## start

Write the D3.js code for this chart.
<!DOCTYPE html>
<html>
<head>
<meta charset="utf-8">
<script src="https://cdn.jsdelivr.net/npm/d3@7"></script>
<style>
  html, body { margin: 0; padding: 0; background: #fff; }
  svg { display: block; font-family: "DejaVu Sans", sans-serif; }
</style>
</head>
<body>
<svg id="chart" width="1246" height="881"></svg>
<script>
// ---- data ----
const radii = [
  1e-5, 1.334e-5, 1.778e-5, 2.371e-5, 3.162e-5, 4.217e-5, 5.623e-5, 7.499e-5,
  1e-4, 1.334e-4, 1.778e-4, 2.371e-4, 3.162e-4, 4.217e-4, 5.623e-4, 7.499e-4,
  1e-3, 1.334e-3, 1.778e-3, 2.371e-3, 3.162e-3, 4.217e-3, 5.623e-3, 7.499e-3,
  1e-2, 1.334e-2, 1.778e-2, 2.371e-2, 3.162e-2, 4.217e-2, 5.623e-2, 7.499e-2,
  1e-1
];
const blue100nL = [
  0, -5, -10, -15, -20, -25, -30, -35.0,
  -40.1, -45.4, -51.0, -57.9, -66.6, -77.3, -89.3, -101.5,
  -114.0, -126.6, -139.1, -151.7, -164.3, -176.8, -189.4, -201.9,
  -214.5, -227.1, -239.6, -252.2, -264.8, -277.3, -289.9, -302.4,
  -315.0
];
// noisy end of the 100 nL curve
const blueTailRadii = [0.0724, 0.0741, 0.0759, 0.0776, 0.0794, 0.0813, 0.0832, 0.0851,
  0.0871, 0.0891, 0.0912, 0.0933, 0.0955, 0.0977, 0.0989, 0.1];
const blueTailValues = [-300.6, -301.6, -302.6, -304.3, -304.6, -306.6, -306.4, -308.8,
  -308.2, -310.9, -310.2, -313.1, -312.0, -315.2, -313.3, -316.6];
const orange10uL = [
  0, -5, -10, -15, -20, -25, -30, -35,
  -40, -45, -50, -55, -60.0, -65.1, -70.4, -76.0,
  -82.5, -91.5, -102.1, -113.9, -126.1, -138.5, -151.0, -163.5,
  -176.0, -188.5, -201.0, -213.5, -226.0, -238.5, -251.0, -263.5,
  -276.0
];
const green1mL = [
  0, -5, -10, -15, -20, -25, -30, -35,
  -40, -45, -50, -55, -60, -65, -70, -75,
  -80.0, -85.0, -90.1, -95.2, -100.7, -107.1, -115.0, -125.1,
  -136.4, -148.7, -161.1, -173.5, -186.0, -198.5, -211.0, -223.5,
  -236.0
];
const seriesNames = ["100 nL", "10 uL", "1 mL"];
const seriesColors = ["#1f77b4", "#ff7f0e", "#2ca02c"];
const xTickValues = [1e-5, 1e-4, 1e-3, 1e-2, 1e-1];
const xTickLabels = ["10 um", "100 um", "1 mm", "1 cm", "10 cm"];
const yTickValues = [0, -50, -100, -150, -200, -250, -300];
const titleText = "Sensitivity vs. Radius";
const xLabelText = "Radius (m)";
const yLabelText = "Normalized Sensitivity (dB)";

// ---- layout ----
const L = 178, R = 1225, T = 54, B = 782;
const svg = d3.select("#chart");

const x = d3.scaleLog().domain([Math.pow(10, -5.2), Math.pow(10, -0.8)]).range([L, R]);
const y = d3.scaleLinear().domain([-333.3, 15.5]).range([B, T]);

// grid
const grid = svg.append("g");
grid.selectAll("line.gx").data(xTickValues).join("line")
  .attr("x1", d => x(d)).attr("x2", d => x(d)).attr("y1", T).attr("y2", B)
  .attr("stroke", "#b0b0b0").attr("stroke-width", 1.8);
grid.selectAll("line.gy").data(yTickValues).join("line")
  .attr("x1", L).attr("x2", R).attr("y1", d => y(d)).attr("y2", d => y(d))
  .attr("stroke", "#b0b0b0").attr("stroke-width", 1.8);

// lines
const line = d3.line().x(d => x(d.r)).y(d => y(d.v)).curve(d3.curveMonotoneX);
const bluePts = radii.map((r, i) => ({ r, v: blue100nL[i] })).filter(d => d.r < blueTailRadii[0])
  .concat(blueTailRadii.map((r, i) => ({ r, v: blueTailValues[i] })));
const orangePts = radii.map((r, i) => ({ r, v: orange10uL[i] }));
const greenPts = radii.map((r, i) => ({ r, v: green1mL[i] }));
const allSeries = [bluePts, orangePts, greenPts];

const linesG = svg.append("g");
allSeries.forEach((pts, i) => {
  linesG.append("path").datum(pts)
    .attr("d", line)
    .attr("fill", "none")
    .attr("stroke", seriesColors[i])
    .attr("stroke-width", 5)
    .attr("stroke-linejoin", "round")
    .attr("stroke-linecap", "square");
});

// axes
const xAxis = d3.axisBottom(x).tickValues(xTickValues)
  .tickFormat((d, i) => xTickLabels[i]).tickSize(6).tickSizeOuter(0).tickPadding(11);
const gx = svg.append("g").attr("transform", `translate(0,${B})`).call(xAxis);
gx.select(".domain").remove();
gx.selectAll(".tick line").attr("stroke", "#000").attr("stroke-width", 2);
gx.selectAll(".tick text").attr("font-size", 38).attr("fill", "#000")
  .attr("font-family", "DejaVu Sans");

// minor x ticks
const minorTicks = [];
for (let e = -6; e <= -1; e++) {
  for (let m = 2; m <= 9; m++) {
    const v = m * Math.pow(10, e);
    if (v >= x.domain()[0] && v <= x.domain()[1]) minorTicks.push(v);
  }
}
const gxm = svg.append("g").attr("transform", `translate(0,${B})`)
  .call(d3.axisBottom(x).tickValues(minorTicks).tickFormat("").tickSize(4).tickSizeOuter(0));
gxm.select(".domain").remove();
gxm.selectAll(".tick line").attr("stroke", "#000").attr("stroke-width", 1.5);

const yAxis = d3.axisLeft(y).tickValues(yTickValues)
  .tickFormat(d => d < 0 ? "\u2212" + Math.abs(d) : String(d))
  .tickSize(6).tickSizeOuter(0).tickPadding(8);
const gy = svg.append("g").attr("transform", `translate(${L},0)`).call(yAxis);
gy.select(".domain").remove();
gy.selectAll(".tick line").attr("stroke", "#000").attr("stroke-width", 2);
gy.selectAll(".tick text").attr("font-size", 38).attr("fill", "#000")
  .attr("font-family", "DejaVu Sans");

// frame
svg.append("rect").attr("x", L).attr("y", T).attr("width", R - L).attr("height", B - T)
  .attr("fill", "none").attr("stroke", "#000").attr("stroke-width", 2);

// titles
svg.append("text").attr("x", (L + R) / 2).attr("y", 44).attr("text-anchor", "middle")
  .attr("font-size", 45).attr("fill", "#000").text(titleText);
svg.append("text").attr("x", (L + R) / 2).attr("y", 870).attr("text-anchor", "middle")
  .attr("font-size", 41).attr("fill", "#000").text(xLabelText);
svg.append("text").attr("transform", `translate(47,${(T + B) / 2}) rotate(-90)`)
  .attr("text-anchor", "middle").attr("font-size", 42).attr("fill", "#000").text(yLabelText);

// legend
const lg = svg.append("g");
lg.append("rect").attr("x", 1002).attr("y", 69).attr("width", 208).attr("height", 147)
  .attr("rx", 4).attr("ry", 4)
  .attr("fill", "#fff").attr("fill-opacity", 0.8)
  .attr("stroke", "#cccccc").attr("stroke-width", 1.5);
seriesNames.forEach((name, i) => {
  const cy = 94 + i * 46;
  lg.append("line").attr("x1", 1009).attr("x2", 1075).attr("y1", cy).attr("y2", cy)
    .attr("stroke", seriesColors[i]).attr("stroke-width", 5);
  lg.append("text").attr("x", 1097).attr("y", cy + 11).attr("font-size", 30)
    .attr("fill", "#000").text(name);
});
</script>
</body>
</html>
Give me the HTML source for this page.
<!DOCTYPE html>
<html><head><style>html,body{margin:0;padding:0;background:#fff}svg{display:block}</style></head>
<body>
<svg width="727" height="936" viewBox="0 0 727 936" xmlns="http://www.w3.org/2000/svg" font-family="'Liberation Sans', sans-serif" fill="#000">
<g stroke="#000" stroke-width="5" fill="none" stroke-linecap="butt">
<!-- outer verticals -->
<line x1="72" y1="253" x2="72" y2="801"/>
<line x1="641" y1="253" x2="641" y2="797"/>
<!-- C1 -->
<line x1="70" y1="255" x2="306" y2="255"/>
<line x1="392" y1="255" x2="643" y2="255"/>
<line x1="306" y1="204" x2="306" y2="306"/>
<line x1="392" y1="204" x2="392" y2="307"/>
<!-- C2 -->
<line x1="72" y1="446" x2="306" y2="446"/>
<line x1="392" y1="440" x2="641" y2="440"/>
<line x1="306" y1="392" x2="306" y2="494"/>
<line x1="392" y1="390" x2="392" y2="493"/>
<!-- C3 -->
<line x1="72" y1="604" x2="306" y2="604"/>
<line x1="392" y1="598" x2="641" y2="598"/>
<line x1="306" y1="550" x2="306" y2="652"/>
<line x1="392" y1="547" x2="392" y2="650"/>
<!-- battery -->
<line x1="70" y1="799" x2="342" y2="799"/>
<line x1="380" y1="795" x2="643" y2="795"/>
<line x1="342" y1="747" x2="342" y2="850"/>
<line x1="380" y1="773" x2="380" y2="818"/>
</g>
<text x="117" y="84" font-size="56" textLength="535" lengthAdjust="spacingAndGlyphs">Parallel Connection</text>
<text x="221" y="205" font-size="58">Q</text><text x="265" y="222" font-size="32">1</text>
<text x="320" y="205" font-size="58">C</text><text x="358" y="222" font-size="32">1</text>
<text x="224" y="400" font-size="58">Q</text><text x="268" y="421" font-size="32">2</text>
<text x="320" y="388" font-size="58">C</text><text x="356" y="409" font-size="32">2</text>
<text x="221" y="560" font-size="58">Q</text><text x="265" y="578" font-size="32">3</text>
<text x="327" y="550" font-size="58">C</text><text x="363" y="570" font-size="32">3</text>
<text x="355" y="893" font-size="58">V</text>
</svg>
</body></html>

## end

→ Exercise prompt: Locate "Give me the HTML source for this page." in the data above. Then repeat, exactly, its line and each line after it through the last, adding nothing.

→ The response:
Give me the HTML source for this page.
<!DOCTYPE html>
<html><head><style>html,body{margin:0;padding:0;background:#fff}svg{display:block}</style></head>
<body>
<svg width="727" height="936" viewBox="0 0 727 936" xmlns="http://www.w3.org/2000/svg" font-family="'Liberation Sans', sans-serif" fill="#000">
<g stroke="#000" stroke-width="5" fill="none" stroke-linecap="butt">
<!-- outer verticals -->
<line x1="72" y1="253" x2="72" y2="801"/>
<line x1="641" y1="253" x2="641" y2="797"/>
<!-- C1 -->
<line x1="70" y1="255" x2="306" y2="255"/>
<line x1="392" y1="255" x2="643" y2="255"/>
<line x1="306" y1="204" x2="306" y2="306"/>
<line x1="392" y1="204" x2="392" y2="307"/>
<!-- C2 -->
<line x1="72" y1="446" x2="306" y2="446"/>
<line x1="392" y1="440" x2="641" y2="440"/>
<line x1="306" y1="392" x2="306" y2="494"/>
<line x1="392" y1="390" x2="392" y2="493"/>
<!-- C3 -->
<line x1="72" y1="604" x2="306" y2="604"/>
<line x1="392" y1="598" x2="641" y2="598"/>
<line x1="306" y1="550" x2="306" y2="652"/>
<line x1="392" y1="547" x2="392" y2="650"/>
<!-- battery -->
<line x1="70" y1="799" x2="342" y2="799"/>
<line x1="380" y1="795" x2="643" y2="795"/>
<line x1="342" y1="747" x2="342" y2="850"/>
<line x1="380" y1="773" x2="380" y2="818"/>
</g>
<text x="117" y="84" font-size="56" textLength="535" lengthAdjust="spacingAndGlyphs">Parallel Connection</text>
<text x="221" y="205" font-size="58">Q</text><text x="265" y="222" font-size="32">1</text>
<text x="320" y="205" font-size="58">C</text><text x="358" y="222" font-size="32">1</text>
<text x="224" y="400" font-size="58">Q</text><text x="268" y="421" font-size="32">2</text>
<text x="320" y="388" font-size="58">C</text><text x="356" y="409" font-size="32">2</text>
<text x="221" y="560" font-size="58">Q</text><text x="265" y="578" font-size="32">3</text>
<text x="327" y="550" font-size="58">C</text><text x="363" y="570" font-size="32">3</text>
<text x="355" y="893" font-size="58">V</text>
</svg>
</body></html>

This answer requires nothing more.